In witness that this codicil is to constitute a part of my will, executed, signed and sealed the same day herewith, to wit 25 July 1857, I hereunto set my hand and seal this 25th day of July 1857.
State of Kentucky, Mason County Court – June 14th 1858
This last will and testament of Adam Beatty, together with the codicil thereto annexed, was this day produced in court and proved to be entirely in the handwriting – will, codicil and signature – of the said Adam Beatty, deceased, by
the oaths of Charles Humphreys, William H. Wordsworth and Richard H. Stanton, allowed and ordered to be recorded.

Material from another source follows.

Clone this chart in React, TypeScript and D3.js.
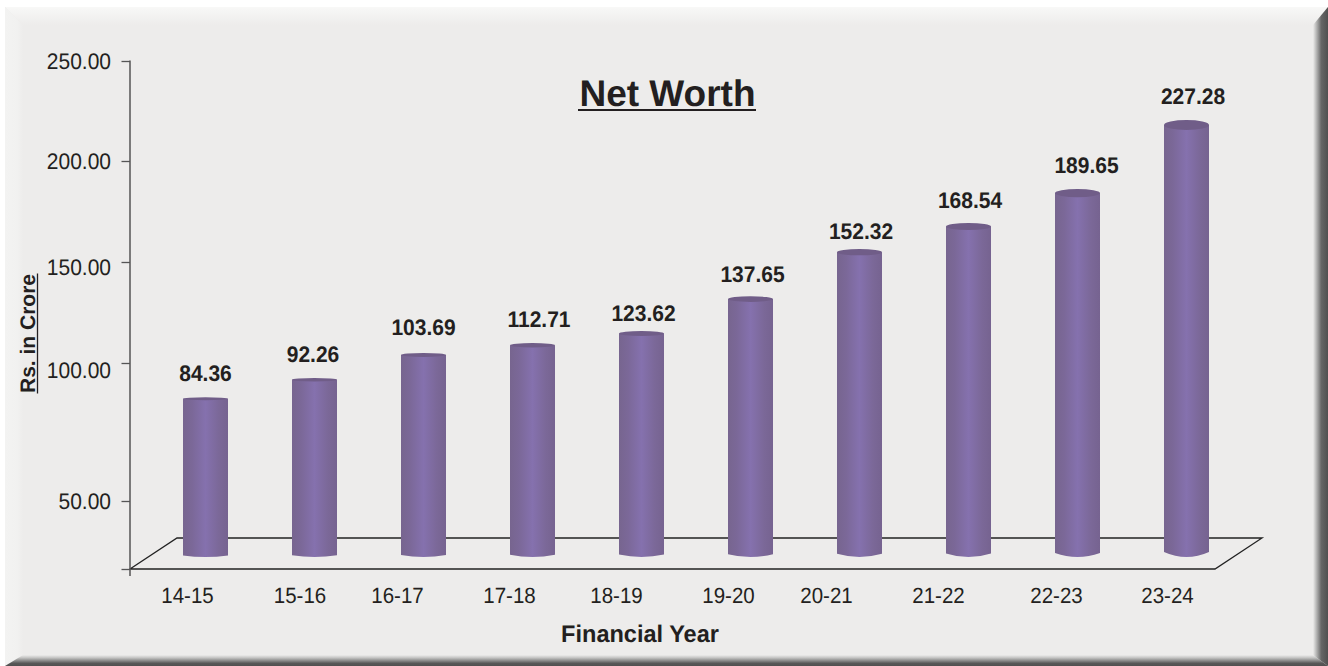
import { useEffect, useRef } from 'react'
import * as d3 from 'd3'

const WIDTH = 1328
const HEIGHT = 666

const years = ['14-15', '15-16', '16-17', '17-18', '18-19', '19-20', '20-21', '21-22', '22-23', '23-24']
const netWorth = [84.36, 92.26, 103.69, 112.71, 123.62, 137.65, 152.32, 168.54, 189.65, 227.28]
const yTicks = [0, 50, 100, 150, 200, 250]

// the printed axis is not evenly spaced, so both y scales are piecewise
const axisKnots = [569, 501, 363, 262, 161, 61]
const barValueKnots = [84.36, 92.26, 103.69, 123.62, 137.65, 152.32, 189.65, 227.28]
const barTopKnots = [397.3, 378, 353, 331, 296.3, 249, 189, 120]

// hand placed labels in the original
const yearLabelNudge = [-18.5, -15, -26.5, -23.5, -25.5, -22.5, -33.5, -30.5, -21.5, -19.5]
const valueLabelNudge = [0, -1.5, 0, 6.5, 2, 2, 1.5, 1.5, 9, 6.5]
const valueLabelGap = [16.3, 16, 18, 16, 10, 14.3, 10, 15, 16.3, 16]
const yTickNudge: Record<number, number> = { 100: 7, 150: 5 }

const FONT = '"Liberation Sans", Arial, sans-serif'
const INK = '#231f20'
const PANEL = '#edeceb'

// the reference type is slightly condensed
function squeeze(sel: d3.Selection<any, any, any, any>, k: number) {
  sel.each(function (this: SVGTextElement) {
    const len = this.getComputedTextLength()
    if (len > 0) {
      this.setAttribute('textLength', String(len * k))
      this.setAttribute('lengthAdjust', 'spacingAndGlyphs')
    }
  })
}

export default function App() {
  const svgRef = useRef<SVGSVGElement>(null)

  useEffect(() => {
    if (!svgRef.current) return
    const svg = d3.select(svgRef.current)
    svg.selectAll('*').remove()
    svg
      .attr('width', WIDTH)
      .attr('height', HEIGHT)
      .style('font-family', FONT)
      .style('text-rendering', 'geometricPrecision')

    const defs = svg.append('defs')
    const gradient = (id: string, x2: number, y2: number, stops: [number, string][]) => {
      const g = defs.append('linearGradient').attr('id', id).attr('x1', 0).attr('y1', 0).attr('x2', x2).attr('y2', y2)
      stops.forEach(([o, c]) => g.append('stop').attr('offset', o).attr('stop-color', c))
    }
    gradient('bevelTop', 0, 1, [[0, '#f8f8f7'], [1, PANEL]])
    gradient('bevelLeft', 1, 0, [[0, '#f3f3f2'], [0.7, '#f1f1f0'], [1, PANEL]])
    gradient('bevelBottom', 0, 1, [[0, PANEL], [0.25, '#c4c4c3'], [0.75, '#585858'], [1, '#505050']])
    gradient('bevelRight', 1, 0, [[0, PANEL], [0.2, '#bdbdbc'], [0.55, '#666666'], [1, '#505050']])
    gradient('cylinder', 1, 0, [[0, '#77658f'], [0.2, '#7b6898'], [0.5, '#8571ae'], [0.8, '#7b6898'], [1, '#766390']])

    // panel with bevelled frame
    svg.append('rect').attr('x', 5).attr('y', 7).attr('width', WIDTH - 5).attr('height', HEIGHT - 7).attr('fill', PANEL)
    const bevel = (pts: [number, number][], fill: string) =>
      svg.append('polygon').attr('points', pts.join(' ')).attr('fill', fill)
    bevel([[5, 7], [1328, 7], [1313, 25], [23, 25]], 'url(#bevelTop)')
    bevel([[5, 7], [23, 25], [23, 655], [5, 666]], 'url(#bevelLeft)')
    bevel([[5, 666], [23, 655], [1313, 655], [1328, 666]], 'url(#bevelBottom)')
    bevel([[1328, 7], [1313, 25], [1313, 655], [1328, 666]], 'url(#bevelRight)')

    const yAxisScale = d3.scaleLinear().domain(yTicks).range(axisKnots)
    const barTop = d3.scaleLinear().domain(barValueKnots).range(barTopKnots)
    const capRy = d3.scaleLinear().domain([84.36, 227.28]).range([1.5, 5])
    const x = d3.scalePoint<string>().domain(years).range([205.5, 1186.5])
    const barWidth = 45
    const floorY = 557

    const floorBack = 538
    const floorFront = yAxisScale(0)
    const floorPath = d3.path()
    floorPath.moveTo(130, floorFront)
    floorPath.lineTo(177, floorBack)
    floorPath.lineTo(1262, floorBack)
    floorPath.lineTo(1215, floorFront)
    floorPath.closePath()
    svg.append('path').attr('d', floorPath.toString()).attr('fill', 'none').attr('stroke', '#222').attr('stroke-width', 1.3)

    // y axis
    const yAxis = svg
      .append('g')
      .attr('transform', 'translate(130,0)')
      .call(
        d3
          .axisLeft(yAxisScale)
          .tickValues(yTicks)
          .tickSize(8.5)
          .tickPadding(10.5)
          .tickFormat(d => (+d === 0 ? '' : d3.format('.2f')(+d)))
      )
    yAxis.select('.domain').remove()
    yAxis.selectAll('.tick line').attr('stroke', '#555').attr('stroke-width', 1.3)
    const yLabels = yAxis
      .selectAll<SVGTextElement, number>('.tick text')
      .attr('fill', INK)
      .style('font-size', '22.5px')
      .style('font-family', FONT)
      .attr('y', d => yTickNudge[d] ?? 0)
    squeeze(yLabels, 0.933)
    svg
      .append('line')
      .attr('x1', 130)
      .attr('x2', 130)
      .attr('y1', yAxisScale(250) - 0.6)
      .attr('y2', 576)
      .attr('stroke', '#555')
      .attr('stroke-width', 1.5)

    // x labels
    const xAxis = svg
      .append('g')
      .attr('transform', 'translate(0,569)')
      .call(d3.axisBottom(x).tickSize(0).tickPadding(18))
    xAxis.select('.domain').remove()
    const xLabels = xAxis
      .selectAll<SVGTextElement, string>('.tick text')
      .attr('fill', INK)
      .style('font-size', '22px')
      .style('font-family', FONT)
      .attr('x', (_, i) => yearLabelNudge[i])
    squeeze(xLabels, 0.932)

    // cylinders
    const bars = svg
      .selectAll('.bar')
      .data(netWorth)
      .enter()
      .append('g')
      .attr('class', 'bar')
      .attr('transform', (_, i) => `translate(${x(years[i])},0)`)

    bars
      .append('path')
      .attr('d', d => {
        const rx = barWidth / 2
        const ry = capRy(d)
        const top = barTop(d) + ry
        const p = d3.path()
        p.moveTo(-rx, top)
        p.lineTo(-rx, floorY - ry)
        p.quadraticCurveTo(0, floorY + ry, rx, floorY - ry)
        p.lineTo(rx, top)
        p.closePath()
        return p.toString()
      })
      .attr('fill', 'url(#cylinder)')

    bars
      .append('ellipse')
      .attr('rx', barWidth / 2)
      .attr('ry', d => capRy(d))
      .attr('cy', d => barTop(d) + capRy(d))
      .attr('fill', '#705d88')

    // value labels
    const valueLabels = bars
      .append('text')
      .attr('x', (_, i) => valueLabelNudge[i])
      .attr('y', (d, i) => barTop(d) - valueLabelGap[i])
      .attr('text-anchor', 'middle')
      .attr('fill', INK)
      .style('font-size', '22.5px')
      .style('font-weight', 'bold')
      .text(d => d.toFixed(2))
    squeeze(valueLabels, 0.933)

    // title
    svg
      .append('text')
      .attr('x', 667.5)
      .attr('y', 106)
      .attr('text-anchor', 'middle')
      .attr('fill', INK)
      .style('font-size', '37px')
      .style('font-weight', 'bold')
      .text('Net Worth')
    svg.append('line').attr('x1', 578).attr('x2', 756).attr('y1', 110).attr('y2', 110).attr('stroke', INK).attr('stroke-width', 2.2)

    // axis titles
    const xTitle = svg
      .append('text')
      .attr('x', 640)
      .attr('y', 641.5)
      .attr('text-anchor', 'middle')
      .attr('fill', INK)
      .style('font-size', '24px')
      .style('font-weight', 'bold')
      .text('Financial Year')
    squeeze(xTitle, 0.98)
    svg
      .append('text')
      .attr('transform', 'translate(35,333.5) rotate(-90)')
      .attr('text-anchor', 'middle')
      .attr('fill', INK)
      .style('font-size', '21px')
      .style('font-weight', 'bold')
      .text('Rs. in Crore')
    svg.append('line').attr('x1', 37.5).attr('x2', 37.5).attr('y1', 273.5).attr('y2', 393.5).attr('stroke', INK).attr('stroke-width', 1.3)
  }, [])

  return <svg ref={svgRef} style={{ position: 'absolute', left: 0, top: 0, display: 'block' }} />
}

Sarah Beatty, the Executrix, nominated by the last will and testament of Adam Beatty, deceased, came into court and agreed to undertake the execution thereof and thereupon she took the oath prescribed by law and without surety as requested by said will, entered into and acknowledged bond to the Commonwealth of Kentucky conditioned according to law. It is therefore ordered that certificate of probate and letters testamentary of administration be and the same is granted to her in due form.